Although the function may have been created to fix some underlying issue, its usage has caused a new set of problems for multithreaded programs which defer module importing until after threads have been created. With mod_wsgi this is actually the norm as the default mode of operation is that code is lazily loaded only when the first request arrives which requires it.
A classic example of the sorts of problems use of this function causes is the error:
ImportError: Failed to import _strptime because the import lock is held by another thread.
This particular error occurs when ‘time.strptime()’ is called for the first time and it so happens that another thread is in the process of doing a module import and holds the global module import lock.

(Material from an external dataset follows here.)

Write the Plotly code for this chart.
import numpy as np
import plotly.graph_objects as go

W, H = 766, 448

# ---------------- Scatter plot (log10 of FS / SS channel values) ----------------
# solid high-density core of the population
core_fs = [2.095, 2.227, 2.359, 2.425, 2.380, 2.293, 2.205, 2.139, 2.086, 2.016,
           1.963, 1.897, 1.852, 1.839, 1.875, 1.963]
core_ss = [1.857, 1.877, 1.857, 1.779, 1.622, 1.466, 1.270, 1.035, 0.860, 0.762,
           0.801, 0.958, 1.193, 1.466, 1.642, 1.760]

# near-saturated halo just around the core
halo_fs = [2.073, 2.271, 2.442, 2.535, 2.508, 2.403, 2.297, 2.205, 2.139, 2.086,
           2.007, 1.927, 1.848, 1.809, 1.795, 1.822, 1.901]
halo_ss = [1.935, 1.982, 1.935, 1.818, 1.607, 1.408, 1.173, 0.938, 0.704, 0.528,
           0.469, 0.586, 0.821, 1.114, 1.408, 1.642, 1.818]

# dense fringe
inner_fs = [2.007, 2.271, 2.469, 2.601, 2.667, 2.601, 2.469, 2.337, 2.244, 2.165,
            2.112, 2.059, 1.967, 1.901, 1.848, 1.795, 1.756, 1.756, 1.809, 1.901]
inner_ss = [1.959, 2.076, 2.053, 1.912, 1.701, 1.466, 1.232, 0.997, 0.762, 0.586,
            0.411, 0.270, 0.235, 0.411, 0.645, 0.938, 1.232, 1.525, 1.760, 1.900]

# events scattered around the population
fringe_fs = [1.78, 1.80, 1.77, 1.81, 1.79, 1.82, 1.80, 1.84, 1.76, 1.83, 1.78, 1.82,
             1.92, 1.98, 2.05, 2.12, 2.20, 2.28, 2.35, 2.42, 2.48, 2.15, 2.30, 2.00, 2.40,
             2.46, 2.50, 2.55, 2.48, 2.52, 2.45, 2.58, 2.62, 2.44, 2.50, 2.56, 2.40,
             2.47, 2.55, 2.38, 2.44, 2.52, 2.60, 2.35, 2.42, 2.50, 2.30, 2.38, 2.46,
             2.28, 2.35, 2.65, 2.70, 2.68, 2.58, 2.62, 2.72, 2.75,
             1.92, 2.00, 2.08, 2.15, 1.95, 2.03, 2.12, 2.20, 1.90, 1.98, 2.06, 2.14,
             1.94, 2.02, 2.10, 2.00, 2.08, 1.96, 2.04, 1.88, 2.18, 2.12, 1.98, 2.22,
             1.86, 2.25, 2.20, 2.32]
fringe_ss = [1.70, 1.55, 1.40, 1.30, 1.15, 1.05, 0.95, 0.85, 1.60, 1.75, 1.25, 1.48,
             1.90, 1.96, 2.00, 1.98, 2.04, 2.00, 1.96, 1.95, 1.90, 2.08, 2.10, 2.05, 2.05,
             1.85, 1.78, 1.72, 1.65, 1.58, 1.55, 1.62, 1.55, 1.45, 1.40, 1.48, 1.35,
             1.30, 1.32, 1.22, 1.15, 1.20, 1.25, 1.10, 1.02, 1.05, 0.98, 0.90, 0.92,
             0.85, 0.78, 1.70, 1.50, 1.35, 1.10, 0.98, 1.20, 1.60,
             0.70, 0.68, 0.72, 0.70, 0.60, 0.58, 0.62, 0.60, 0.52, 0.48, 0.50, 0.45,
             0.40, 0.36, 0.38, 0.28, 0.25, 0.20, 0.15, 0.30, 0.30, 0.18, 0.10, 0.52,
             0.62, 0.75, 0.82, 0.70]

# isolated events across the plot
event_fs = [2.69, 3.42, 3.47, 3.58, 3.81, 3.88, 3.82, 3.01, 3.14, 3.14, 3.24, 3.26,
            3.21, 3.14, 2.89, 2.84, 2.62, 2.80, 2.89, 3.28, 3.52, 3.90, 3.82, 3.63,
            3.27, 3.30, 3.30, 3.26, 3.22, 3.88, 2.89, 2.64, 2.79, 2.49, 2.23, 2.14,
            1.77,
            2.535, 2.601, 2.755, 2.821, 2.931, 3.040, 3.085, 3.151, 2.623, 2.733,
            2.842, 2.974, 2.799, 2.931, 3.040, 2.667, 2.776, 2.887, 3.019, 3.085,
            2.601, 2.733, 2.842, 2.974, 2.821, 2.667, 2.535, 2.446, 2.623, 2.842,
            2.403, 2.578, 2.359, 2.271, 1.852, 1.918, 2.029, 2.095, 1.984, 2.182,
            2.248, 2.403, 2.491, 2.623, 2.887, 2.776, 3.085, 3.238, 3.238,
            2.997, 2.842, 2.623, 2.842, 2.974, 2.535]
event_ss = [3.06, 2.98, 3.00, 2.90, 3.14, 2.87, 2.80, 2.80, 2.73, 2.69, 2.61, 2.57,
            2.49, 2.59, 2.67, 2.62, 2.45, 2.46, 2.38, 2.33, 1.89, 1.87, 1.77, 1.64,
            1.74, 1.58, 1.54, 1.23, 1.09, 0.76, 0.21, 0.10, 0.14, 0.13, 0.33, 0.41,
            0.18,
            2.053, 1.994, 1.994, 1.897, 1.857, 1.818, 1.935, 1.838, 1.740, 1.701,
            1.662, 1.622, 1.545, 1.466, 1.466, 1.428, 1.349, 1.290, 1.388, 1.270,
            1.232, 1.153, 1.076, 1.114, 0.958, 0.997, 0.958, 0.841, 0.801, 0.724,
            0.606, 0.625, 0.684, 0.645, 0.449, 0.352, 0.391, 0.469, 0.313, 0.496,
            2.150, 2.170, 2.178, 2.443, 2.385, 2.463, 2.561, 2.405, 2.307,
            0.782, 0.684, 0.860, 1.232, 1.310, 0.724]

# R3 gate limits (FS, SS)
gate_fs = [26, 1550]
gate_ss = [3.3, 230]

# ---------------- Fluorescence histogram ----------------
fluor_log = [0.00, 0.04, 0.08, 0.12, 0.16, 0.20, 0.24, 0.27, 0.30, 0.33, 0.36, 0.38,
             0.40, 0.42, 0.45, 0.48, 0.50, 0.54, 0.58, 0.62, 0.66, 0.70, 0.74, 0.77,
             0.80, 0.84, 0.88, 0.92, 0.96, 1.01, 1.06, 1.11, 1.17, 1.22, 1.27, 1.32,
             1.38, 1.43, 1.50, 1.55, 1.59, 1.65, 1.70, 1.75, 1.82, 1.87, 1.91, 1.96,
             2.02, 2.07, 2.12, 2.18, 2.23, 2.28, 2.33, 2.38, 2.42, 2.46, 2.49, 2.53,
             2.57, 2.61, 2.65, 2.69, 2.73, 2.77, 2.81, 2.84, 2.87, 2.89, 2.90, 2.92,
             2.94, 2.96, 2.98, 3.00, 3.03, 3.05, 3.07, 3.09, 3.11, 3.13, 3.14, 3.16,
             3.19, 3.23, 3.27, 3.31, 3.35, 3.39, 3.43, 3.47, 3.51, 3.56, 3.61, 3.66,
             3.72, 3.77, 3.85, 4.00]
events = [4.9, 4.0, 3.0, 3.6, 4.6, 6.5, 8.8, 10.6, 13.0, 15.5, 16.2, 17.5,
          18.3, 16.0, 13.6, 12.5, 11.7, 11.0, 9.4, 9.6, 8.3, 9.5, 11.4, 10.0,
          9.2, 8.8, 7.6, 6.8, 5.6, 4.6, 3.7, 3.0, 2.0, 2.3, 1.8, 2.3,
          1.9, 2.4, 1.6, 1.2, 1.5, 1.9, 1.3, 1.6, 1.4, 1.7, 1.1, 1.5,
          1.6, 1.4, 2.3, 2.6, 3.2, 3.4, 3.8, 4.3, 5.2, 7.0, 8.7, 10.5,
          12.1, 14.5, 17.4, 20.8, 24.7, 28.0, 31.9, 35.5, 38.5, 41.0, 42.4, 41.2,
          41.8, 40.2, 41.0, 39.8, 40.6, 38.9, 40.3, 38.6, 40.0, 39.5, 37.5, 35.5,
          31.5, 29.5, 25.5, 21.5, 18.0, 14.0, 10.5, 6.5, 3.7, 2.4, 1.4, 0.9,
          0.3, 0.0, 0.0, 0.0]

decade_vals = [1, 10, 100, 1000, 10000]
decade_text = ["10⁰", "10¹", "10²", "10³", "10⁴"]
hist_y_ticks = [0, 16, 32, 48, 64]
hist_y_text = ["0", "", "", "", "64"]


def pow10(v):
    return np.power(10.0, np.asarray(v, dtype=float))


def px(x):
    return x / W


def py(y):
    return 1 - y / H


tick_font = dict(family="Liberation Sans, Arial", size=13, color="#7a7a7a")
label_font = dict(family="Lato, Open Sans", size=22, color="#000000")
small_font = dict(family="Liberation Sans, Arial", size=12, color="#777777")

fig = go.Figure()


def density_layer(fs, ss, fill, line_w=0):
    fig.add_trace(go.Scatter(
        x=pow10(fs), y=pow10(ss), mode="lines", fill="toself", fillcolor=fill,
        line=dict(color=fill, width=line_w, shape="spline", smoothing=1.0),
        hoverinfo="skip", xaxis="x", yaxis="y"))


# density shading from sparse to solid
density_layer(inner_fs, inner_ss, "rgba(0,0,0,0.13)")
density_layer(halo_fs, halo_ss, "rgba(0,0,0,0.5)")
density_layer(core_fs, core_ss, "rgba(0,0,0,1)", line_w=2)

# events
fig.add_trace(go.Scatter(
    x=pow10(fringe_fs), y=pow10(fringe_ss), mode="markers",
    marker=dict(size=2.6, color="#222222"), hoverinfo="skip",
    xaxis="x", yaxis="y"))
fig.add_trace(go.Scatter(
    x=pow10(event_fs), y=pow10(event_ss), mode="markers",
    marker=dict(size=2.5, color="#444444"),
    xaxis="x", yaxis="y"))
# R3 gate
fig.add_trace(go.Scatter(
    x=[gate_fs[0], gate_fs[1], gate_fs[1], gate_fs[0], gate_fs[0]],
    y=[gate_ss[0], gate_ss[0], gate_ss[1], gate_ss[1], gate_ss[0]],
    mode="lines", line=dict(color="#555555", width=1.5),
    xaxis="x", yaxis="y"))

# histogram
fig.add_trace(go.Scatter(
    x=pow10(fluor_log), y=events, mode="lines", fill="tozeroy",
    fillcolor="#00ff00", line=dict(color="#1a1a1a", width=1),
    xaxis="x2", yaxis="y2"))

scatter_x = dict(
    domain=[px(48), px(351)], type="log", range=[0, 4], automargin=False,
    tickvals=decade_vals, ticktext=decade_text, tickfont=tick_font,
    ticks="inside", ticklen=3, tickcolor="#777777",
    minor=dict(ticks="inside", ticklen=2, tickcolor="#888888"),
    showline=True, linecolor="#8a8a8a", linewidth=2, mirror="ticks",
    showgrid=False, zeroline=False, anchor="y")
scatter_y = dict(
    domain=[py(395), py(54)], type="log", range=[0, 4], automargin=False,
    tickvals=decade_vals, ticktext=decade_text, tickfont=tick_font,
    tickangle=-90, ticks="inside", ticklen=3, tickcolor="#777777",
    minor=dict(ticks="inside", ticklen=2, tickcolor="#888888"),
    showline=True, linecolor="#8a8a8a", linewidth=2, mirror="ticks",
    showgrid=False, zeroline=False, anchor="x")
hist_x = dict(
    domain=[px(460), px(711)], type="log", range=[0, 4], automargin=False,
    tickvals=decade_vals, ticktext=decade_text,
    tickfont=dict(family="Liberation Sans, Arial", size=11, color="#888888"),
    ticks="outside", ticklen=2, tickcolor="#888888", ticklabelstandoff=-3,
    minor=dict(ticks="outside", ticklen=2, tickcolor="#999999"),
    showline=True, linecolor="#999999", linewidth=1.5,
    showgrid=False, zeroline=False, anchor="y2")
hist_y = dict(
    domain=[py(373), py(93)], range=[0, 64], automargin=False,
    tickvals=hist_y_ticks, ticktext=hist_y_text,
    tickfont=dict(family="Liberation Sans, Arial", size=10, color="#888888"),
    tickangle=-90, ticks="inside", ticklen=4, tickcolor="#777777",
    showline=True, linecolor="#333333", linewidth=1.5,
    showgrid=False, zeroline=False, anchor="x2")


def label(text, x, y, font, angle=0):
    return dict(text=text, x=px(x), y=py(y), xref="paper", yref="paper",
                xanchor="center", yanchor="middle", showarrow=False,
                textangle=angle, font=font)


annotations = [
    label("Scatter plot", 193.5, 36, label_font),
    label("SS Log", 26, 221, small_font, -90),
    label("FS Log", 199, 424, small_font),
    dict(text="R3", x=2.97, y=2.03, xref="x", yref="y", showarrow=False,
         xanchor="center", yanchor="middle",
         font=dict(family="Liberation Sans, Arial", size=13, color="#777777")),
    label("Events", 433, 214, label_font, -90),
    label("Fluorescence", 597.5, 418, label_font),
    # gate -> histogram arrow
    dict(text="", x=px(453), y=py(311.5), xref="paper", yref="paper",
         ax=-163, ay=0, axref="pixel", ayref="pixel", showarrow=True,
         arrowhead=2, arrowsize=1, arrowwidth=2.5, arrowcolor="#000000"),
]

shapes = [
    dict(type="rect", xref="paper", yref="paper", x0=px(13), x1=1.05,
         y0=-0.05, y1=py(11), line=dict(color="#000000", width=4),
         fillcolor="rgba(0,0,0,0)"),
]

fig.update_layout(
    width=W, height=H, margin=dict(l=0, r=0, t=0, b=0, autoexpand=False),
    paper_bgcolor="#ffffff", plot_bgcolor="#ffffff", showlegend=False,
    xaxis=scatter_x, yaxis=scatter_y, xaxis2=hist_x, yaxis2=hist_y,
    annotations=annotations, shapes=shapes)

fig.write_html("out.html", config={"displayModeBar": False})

It is believed that the fact this can happen indicates that Python is flawed in using the PyImport_ImportModuleNoBlock(). Unfortunately, when this issue has been highlighted in the past, people seemed to think it was acceptable and the only solution, rather than fixing the Python standard library, was to ensure that all module imports are done before any threads are created.
This response is frankly crazy and you can expect all manner of random problems related to this to crop up as more and more people start using the PyImport_ImportModuleNoBlock() function without realising that it is a really bad idea in the context of a multithreaded system.

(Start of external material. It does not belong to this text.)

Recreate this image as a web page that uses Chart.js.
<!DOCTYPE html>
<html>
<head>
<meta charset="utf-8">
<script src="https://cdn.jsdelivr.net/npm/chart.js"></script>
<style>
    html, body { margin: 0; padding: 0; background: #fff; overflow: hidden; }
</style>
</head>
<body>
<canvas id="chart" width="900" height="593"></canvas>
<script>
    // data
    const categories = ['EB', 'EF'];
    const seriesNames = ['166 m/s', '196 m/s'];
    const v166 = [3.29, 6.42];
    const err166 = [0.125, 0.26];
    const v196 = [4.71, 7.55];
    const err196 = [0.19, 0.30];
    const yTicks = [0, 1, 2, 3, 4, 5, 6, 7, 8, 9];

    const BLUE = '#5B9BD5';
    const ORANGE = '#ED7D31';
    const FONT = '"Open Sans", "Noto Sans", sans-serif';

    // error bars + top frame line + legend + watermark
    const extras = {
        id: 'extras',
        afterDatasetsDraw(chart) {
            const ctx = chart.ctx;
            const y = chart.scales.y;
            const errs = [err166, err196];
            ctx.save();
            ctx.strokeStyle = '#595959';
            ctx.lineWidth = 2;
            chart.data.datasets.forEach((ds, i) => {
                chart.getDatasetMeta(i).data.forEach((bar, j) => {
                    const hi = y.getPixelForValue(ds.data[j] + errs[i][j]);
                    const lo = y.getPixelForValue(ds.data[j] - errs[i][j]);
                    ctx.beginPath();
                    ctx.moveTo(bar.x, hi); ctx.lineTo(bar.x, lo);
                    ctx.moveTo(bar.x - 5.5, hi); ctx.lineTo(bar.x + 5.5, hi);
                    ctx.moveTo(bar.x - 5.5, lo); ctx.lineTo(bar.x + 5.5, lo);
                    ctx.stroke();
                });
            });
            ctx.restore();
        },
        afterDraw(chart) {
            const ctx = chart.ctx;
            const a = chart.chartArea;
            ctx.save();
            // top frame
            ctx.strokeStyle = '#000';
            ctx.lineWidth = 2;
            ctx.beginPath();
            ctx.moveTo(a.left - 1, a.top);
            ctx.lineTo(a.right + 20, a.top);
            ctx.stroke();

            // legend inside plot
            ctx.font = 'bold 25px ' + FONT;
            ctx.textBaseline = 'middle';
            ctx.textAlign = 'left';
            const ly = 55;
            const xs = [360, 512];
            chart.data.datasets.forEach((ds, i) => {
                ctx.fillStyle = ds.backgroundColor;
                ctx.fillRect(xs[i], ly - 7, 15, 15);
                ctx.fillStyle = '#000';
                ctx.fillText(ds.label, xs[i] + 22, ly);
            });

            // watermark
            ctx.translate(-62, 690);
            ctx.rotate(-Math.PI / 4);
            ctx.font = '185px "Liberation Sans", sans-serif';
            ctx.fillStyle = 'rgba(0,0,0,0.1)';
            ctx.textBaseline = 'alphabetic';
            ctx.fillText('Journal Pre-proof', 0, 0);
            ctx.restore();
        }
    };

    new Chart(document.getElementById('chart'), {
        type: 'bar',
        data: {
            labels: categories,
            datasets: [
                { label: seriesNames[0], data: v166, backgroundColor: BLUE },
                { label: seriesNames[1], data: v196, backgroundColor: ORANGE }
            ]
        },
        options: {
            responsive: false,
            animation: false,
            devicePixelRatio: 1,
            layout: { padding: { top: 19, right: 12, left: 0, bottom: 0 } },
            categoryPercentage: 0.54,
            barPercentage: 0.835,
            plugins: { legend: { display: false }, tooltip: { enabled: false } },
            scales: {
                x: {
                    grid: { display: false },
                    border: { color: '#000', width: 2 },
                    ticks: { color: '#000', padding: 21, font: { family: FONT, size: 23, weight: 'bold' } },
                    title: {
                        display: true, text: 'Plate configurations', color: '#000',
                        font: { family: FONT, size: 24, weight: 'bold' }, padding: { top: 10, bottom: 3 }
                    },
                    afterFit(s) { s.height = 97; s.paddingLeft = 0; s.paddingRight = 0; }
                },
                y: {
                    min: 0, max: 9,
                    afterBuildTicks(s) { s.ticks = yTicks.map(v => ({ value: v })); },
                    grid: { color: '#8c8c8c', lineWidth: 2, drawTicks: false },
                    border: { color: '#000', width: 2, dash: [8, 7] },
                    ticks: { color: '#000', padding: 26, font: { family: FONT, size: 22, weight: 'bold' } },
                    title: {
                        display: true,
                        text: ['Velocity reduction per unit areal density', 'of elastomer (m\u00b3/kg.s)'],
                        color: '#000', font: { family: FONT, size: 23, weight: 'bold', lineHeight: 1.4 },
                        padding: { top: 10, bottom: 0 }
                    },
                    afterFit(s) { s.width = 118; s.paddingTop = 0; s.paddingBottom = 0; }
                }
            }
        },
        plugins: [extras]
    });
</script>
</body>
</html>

Although no hope is held out for the issue being fixed in Python, a problem report has still been lodged and can be found at:
* http://bugs.python.org/issue8098
The only work around for the problem is to ensure that all module imports related to modules on which the PyImport_ImportModuleNoBlock() function is used be done explicitly or indirectly when the WSGI script file is loaded. Thus, to get around the specific case above, add the following into the WSGI script file:
import _strptime
There is nothing that can be done in mod_wsgi to fix this properly as the set of modules that might have to be forceably imported is unknown. Having a hack to import them just to avoid the problem is also going to result in unnecessary memory usage if the application didn’t actually need them.